STATED TASK. Do not repeat pictures. Repeat exactly the lines of the listing below from its first line through the line with "PULL_PX = 42".
[Begin SUPPLIED DATA]
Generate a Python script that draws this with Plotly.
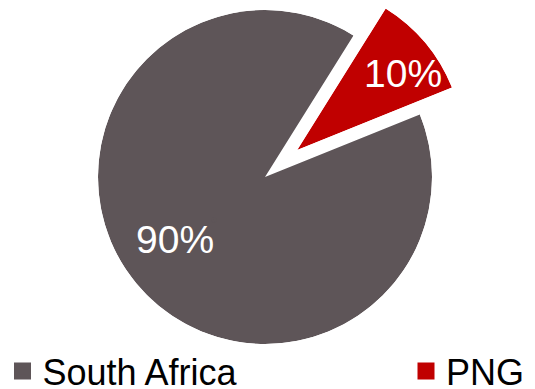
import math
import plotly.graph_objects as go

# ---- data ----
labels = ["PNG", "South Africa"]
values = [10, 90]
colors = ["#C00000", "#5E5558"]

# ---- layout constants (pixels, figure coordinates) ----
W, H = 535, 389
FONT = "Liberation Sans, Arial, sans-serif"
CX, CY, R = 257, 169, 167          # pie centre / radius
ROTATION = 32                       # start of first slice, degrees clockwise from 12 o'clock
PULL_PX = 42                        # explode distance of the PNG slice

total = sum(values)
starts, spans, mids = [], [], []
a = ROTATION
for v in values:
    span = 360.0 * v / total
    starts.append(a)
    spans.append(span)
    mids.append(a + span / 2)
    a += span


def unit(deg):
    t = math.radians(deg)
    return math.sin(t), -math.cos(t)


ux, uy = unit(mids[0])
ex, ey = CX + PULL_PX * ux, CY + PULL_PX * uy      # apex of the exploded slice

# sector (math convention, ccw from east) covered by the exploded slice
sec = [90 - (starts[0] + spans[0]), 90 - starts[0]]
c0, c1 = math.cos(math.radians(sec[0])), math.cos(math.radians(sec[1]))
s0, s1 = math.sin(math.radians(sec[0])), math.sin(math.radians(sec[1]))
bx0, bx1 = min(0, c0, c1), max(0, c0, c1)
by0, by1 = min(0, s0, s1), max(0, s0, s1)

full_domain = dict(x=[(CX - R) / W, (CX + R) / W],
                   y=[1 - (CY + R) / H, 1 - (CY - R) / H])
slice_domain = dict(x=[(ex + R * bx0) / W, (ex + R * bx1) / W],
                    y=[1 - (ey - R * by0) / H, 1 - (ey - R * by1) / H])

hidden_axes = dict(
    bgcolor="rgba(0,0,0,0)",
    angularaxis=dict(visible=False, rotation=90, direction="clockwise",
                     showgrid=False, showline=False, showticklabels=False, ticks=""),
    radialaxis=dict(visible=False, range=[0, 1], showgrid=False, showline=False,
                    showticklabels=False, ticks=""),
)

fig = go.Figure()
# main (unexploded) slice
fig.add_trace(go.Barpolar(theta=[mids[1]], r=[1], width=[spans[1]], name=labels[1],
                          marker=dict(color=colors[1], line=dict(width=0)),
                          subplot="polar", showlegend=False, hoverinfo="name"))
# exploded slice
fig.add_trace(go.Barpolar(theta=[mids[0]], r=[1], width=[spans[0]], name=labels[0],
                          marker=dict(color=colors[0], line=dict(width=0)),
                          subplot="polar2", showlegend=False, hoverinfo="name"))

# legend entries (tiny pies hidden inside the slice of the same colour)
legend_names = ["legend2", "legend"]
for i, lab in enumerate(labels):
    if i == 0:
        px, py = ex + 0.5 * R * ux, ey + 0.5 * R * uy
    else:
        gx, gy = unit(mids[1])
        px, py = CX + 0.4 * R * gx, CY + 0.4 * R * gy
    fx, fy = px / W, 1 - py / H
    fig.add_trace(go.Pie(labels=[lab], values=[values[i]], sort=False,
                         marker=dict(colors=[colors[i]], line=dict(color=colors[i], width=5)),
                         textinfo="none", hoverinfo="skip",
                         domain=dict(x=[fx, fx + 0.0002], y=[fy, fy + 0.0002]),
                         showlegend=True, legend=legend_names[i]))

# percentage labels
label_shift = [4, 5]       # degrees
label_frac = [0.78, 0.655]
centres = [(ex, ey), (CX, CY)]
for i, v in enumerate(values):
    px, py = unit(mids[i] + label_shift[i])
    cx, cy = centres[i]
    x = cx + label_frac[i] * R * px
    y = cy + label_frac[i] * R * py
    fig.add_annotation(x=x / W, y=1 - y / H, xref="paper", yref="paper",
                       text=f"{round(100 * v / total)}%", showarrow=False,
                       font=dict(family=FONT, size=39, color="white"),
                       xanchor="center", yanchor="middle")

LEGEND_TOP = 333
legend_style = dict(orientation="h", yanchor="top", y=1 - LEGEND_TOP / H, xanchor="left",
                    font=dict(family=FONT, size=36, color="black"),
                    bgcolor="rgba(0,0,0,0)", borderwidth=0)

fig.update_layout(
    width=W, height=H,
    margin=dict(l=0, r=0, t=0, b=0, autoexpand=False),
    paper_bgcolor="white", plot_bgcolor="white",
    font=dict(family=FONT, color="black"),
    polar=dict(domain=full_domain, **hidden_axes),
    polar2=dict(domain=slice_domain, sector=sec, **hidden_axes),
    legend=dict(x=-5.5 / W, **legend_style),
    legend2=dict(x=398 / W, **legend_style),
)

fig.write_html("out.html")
[End SUPPLIED DATA]
EXERCISE RESPONSE.
Generate a Python script that draws this with Plotly.
import math
import plotly.graph_objects as go

# ---- data ----
labels = ["PNG", "South Africa"]
values = [10, 90]
colors = ["#C00000", "#5E5558"]

# ---- layout constants (pixels, figure coordinates) ----
W, H = 535, 389
FONT = "Liberation Sans, Arial, sans-serif"
CX, CY, R = 257, 169, 167          # pie centre / radius
ROTATION = 32                       # start of first slice, degrees clockwise from 12 o'clock
PULL_PX = 42                        # explode distance of the PNG slice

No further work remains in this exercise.